All these problems are only likely to get much worse. Deeply suspicious of Starlink, China plans to launch its own massive satellite networks, which will significantly worsen congestion: an initial 13,000 satellites are planned in its Guowang constellation and thousands more in others. 

The explosion in the numbers of satellites has heightened the nightmarish scenario of a Kessler event, named after Donald Kessler, a Nasa scientist who in 1978 advanced the possibility of a chain reaction in space. The Kessler Syndrome predicts that the density of objects sharing low Earth orbit could become so high that one collision could trigger a runaway cascade of further collisions. Fragments as tiny as paint chips or bolts become lethal threats when travelling at 30,000 miles an hour. One collision could create thousands of new bits of space junk, which might in turn cause more collisions, rendering low Earth orbit unusable. 

The war in Ukraine brought space firmly into day-to-day warfare

There are believed to be more than 36,500 pieces of debris larger than 10cm and millions of smaller ones already in orbit. Operators are obliged to continually monitor and manoeuvre satellites to avoid collisions. Several space nations are working on the challenge of junk removal and the responsible disposal of dead satellites, but a rapid expansion of mega clusters would overwhelm those efforts. 

The Kessler Syndrome illustrates why shooting down a rival’s satellite is the space equivalent of the nuclear doctrine of mutually assured destruction. But Beijing nevertheless regards Starlink’s satellites as a US military asset—a conviction strongly reinforced by the war in Ukraine, where space has played a central role. 

Just hours before Russian tanks crossed the Ukrainian border on 24th February 2022, tens of thousands of satellite modems across Ukraine and central Europe were knocked offline. The cyberattack, attributed to Russian state-sponsored hackers, targeted a commercial satellite network in order to disable Ukraine’s military communications. Disrupting internet services across Europe was collateral damage.

Two days later, Ukraine’s vice prime minister and minister of digital transformation Mykhailo Fedorov posted to Elon Musk on X, asking him to send Starlink terminals to Ukraine. They arrived quickly, and over the next three years 50,000 Starlink terminals helped to connect Ukraine’s battlefield and to provide uninterrupted communications for its army. StarShield, the military version, was publicly launched in December 2022.

The war in Ukraine brought space firmly into day-to-day warfare.

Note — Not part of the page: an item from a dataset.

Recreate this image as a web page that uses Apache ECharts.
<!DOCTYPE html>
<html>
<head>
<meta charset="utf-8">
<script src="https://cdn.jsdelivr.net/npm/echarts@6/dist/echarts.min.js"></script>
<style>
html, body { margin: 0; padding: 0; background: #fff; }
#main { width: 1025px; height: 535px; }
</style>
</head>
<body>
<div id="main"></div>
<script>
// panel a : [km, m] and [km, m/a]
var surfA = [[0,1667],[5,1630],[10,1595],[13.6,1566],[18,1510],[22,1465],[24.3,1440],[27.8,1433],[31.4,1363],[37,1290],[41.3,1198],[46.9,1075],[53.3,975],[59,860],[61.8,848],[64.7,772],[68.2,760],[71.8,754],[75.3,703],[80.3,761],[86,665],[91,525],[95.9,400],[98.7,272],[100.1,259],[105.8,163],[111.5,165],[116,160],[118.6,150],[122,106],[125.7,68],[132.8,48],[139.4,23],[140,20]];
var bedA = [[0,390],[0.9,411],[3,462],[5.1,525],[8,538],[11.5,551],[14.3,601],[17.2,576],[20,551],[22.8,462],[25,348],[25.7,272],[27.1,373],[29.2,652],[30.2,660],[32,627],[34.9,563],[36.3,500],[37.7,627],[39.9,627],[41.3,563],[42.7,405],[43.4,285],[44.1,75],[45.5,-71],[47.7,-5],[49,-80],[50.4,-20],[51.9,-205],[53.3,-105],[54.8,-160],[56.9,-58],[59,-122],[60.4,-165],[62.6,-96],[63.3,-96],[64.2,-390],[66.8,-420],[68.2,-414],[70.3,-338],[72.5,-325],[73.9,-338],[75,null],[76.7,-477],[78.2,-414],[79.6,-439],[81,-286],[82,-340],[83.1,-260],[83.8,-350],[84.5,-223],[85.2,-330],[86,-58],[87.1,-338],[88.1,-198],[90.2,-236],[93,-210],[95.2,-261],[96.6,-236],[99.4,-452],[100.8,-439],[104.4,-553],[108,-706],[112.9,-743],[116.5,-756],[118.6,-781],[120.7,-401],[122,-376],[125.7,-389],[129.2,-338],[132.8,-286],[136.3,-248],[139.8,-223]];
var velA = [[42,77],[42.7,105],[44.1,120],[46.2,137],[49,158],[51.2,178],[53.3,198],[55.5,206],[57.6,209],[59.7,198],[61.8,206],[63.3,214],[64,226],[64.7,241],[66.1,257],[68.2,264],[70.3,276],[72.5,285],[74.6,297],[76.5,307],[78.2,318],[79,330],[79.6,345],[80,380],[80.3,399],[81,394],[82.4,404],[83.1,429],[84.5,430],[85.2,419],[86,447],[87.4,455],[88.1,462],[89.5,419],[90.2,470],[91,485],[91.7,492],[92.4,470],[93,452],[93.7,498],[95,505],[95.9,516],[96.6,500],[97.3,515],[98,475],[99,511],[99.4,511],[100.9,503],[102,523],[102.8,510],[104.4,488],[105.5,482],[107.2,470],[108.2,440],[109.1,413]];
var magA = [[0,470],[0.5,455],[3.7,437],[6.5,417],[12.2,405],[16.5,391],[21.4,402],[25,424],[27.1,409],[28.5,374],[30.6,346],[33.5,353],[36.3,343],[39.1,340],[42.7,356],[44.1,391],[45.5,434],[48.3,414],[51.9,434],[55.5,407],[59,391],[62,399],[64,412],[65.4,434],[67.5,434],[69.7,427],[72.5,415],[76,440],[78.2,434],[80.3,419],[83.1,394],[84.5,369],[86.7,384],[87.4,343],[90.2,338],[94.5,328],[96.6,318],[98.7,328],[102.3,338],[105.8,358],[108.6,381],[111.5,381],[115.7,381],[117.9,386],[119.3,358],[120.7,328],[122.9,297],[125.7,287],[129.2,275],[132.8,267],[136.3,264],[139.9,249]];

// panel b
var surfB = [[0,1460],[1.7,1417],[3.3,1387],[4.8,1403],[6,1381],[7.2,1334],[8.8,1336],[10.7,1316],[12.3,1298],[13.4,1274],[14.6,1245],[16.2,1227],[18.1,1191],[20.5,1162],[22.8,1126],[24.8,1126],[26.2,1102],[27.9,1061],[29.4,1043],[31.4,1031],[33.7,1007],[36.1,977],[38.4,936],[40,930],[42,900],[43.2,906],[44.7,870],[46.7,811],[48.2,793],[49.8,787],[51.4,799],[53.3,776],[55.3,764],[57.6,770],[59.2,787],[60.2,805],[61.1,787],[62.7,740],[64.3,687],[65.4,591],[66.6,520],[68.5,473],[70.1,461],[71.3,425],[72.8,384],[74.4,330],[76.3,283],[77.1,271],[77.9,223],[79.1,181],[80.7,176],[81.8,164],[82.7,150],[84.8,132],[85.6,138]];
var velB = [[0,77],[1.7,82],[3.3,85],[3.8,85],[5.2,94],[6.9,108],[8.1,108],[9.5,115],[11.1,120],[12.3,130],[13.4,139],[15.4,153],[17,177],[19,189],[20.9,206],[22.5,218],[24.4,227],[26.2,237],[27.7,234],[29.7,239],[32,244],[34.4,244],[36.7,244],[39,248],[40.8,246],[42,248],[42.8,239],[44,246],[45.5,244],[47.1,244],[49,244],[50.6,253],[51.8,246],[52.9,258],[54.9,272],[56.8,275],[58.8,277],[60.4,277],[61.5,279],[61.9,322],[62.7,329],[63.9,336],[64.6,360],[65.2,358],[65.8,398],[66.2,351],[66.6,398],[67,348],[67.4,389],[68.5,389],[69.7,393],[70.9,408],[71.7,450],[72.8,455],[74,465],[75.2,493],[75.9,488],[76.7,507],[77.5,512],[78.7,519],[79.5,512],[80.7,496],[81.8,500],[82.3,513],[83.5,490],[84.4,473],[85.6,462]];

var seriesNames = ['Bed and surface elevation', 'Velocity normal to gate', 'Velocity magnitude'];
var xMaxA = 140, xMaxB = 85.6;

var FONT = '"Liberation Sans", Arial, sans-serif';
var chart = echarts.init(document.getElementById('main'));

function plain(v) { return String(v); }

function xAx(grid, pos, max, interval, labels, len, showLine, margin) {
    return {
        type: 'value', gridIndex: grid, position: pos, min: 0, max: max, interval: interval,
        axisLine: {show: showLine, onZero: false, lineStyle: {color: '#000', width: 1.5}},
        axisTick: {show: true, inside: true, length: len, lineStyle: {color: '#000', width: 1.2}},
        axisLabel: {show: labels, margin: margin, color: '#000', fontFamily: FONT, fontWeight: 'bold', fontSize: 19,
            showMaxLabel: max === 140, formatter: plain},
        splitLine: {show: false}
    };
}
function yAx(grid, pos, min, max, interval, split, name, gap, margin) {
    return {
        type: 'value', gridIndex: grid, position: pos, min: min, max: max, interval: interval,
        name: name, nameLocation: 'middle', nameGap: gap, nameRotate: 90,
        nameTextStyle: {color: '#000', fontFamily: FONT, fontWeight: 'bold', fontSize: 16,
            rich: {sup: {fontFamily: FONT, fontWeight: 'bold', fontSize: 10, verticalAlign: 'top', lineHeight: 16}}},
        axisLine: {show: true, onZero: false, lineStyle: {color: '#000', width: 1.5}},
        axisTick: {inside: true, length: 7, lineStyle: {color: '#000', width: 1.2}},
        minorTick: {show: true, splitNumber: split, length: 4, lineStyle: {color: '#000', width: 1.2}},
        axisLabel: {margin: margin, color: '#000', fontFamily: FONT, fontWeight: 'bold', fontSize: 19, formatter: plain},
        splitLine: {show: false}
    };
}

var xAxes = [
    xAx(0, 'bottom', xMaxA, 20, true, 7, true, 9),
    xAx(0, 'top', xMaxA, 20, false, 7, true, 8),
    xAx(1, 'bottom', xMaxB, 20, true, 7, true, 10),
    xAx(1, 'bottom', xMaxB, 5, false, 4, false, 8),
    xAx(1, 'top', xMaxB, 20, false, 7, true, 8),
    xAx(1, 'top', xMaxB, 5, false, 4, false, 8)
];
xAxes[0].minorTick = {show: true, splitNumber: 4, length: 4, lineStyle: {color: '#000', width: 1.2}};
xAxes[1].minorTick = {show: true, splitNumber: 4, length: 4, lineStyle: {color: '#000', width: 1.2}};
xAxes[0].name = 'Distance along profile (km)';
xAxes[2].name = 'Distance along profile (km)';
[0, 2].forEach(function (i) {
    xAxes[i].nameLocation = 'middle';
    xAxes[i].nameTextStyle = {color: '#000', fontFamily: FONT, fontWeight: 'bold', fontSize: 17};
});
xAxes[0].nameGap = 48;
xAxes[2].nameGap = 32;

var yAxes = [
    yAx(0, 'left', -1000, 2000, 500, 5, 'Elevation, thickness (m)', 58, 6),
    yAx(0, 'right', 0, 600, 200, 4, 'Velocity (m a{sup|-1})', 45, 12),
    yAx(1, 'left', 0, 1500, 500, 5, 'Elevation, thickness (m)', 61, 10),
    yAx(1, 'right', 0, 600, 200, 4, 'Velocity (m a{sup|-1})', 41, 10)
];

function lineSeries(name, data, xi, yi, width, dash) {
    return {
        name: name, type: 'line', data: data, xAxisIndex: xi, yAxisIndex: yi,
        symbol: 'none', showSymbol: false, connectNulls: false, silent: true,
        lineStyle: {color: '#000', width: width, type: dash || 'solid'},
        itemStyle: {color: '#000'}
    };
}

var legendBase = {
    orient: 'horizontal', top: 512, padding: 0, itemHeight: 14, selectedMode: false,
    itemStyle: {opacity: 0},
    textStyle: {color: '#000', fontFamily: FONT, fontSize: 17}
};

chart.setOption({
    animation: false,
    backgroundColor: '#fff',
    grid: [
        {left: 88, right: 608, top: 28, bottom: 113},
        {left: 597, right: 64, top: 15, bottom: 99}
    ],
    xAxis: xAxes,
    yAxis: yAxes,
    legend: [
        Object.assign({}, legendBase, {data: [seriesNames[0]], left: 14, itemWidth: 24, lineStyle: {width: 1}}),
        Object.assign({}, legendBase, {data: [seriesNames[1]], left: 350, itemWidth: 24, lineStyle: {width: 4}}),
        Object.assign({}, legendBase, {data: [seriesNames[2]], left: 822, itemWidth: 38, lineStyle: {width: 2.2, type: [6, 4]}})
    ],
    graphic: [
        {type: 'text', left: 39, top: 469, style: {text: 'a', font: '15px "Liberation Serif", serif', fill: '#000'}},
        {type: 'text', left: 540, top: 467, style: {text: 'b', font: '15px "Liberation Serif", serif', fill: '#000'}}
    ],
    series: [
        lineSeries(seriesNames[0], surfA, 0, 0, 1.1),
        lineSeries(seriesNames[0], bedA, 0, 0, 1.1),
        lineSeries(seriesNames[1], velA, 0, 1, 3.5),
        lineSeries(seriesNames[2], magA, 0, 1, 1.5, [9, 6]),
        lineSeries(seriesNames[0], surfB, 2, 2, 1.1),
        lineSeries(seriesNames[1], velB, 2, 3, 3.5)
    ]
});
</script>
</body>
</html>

It also confirmed Chinese convictions that Starlink is a military threat.

In a paper published in 2024, researchers from the Chinese National University of Defence Technology argue that the war in Ukraine made Starlink a real-world combat application. It had enabled Ukrainian forces besieged at Azovstal to communicate, fed targeting data to artillery units and provided Nato with the precise location of the Russian cruiser Moskva, allowing Ukrainian units to strike. 

Of equal concern, the researchers say, is that Starlink could enable continuous tracking of Russia and China’s mobile nuclear missile launchers, a key element in the nuclear strategy of both countries. China must respond, they argue, both by reinforcing its own defences and building deterrence, as well as working to frame space law in such a way as to convert the UN’s voluntary Guidelines for Long-Term Sustainability of Outer Space Activities from soft law to binding hard law. That would require disclosure of military intelligence functions on satellite networks such as Starlink’s and the registration of small low-orbit spacecraft.

Humans are taking Earth’s most deep-rooted problems into a domain that lacks regulation

In Washington, a series of reports point to China’s acquisition of offensive capabilities. The DIA insists that China and Russia are both developing military capabilities for space conflict, from lasers to new generations of ground-based anti-satellite missiles. The US Space Force’s proposed response includes plans for 30,000 satellites, building an “internet in space” and moving to “a mature warfighting approach centered on campaigning, maneuver, and reconstitution that preserves strategic advantage without driving unnecessary escalation.” 

The Artemis II mission, with its high-quality video streaming and astonishing images of our blue planet, recaptured the promise, excitement and romance of space for millions. But the reality is that, as mankind expands into space, humans are taking Earth’s most deep-rooted problems into a domain that lacks regulation and in which the will to cooperate is fragile. 

A view of Earth and the moon captured by the Artemis II mission. Image: Alamy A view of Earth and the moon captured by the Artemis II mission. Image: Alamy

The Artemis accords themselves are a case study in rivalry. Initially launched in 2017 by the US as a series of bilateral agreements and now signed by more than 60 countries, they affirm the principles of cooperation and peaceful use of space, but they do so outside the channels of UN space law, including Copuos. The accords are not binding instruments of international law, but they are seen by Russia and China as a US attempt to establish influence over subsequent frameworks of governance for resource extraction and human settlements on the moon. Russia and China have refused to sign, and are instead leading a rival coalition, the International Lunar Research Station.

In April 2024, the Security Council failed to adopt its first-ever resolution on outer space, which aimed to limit the risk of an arms race. Had it been adopted, it would have affirmed the obligation to fully comply with the Outer Space Treaty, not to place nuclear weapons or any other kinds of weapons of mass destruction in Earth orbit or install such weapons on celestial bodies “or station such weapons in outer space in any other manner”. 

The resolution failed because of objections from Russia and China. Despite the heartwarming messages from the crew of Artemis II, the arms race in space continues.